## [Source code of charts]
⟨
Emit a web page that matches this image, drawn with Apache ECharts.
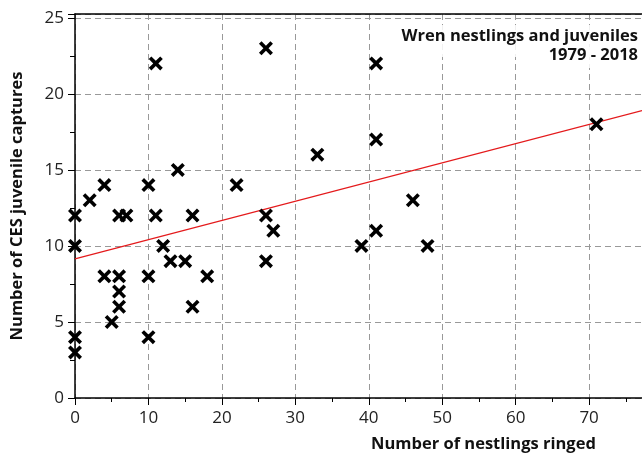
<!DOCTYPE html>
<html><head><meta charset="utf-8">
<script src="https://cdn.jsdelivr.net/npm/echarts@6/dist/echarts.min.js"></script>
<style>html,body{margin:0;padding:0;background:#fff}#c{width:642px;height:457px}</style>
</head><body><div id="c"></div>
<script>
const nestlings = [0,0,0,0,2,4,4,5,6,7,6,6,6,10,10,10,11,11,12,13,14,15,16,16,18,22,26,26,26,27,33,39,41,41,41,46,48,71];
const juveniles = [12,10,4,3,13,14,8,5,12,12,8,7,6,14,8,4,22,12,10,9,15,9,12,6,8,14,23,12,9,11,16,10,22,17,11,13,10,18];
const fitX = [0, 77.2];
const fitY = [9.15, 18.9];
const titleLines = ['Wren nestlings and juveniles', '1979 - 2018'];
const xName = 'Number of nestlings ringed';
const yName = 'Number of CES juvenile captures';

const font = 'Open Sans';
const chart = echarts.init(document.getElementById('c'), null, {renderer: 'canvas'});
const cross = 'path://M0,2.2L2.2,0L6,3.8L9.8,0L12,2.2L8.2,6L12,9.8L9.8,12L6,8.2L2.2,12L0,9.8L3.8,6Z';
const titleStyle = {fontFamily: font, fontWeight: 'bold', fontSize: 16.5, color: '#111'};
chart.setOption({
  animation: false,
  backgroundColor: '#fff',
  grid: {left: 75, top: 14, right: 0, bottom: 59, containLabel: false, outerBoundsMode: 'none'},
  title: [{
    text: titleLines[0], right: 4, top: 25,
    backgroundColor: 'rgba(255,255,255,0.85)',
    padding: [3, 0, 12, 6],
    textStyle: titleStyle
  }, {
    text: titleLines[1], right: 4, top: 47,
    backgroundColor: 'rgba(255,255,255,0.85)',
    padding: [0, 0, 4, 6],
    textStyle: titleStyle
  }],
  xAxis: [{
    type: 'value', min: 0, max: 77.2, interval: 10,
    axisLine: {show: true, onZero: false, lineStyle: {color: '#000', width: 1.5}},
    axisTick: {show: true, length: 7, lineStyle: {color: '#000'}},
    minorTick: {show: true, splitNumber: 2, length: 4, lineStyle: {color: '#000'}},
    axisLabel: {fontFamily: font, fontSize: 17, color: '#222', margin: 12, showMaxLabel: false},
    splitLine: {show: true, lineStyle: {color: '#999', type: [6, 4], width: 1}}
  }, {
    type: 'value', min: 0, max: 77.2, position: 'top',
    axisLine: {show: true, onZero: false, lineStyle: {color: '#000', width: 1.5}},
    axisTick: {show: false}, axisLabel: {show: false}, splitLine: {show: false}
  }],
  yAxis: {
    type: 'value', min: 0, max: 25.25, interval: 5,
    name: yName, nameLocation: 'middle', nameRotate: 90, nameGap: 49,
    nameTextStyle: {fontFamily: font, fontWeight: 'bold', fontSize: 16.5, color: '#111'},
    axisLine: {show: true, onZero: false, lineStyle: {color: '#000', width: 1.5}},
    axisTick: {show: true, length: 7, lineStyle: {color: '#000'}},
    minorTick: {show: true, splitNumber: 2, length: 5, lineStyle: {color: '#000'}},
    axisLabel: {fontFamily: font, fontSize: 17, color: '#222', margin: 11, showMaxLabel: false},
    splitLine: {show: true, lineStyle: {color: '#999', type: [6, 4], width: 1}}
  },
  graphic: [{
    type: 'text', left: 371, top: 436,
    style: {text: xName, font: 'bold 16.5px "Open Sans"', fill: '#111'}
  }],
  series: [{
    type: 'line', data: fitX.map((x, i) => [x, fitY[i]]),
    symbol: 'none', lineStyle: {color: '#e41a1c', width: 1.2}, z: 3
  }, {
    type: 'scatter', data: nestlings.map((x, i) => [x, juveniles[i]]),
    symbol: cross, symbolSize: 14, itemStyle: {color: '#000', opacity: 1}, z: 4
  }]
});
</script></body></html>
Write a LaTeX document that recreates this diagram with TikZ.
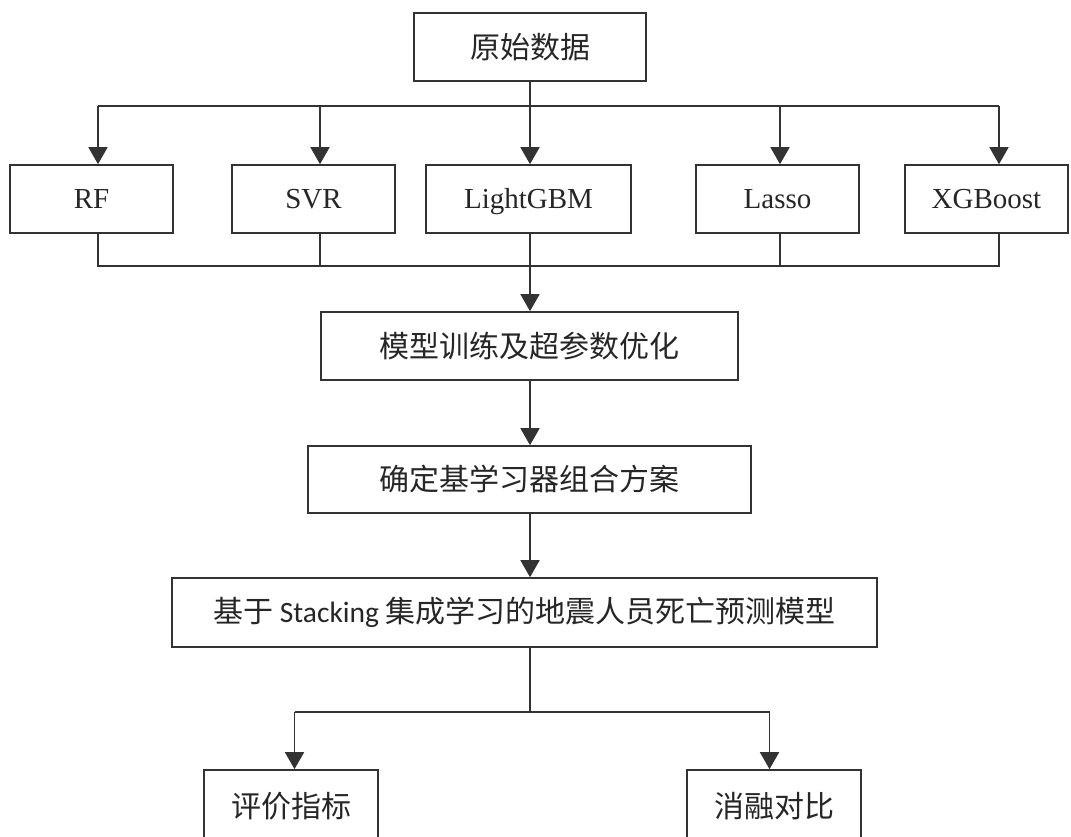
⟩
## [WRITTEN REQUEST]
Scan the records above for the string "with", then report every line that contains it.

## [PROBLEM SOLUTION]
Emit a web page that matches this image, drawn with Apache ECharts.
Write a LaTeX document that recreates this diagram with TikZ.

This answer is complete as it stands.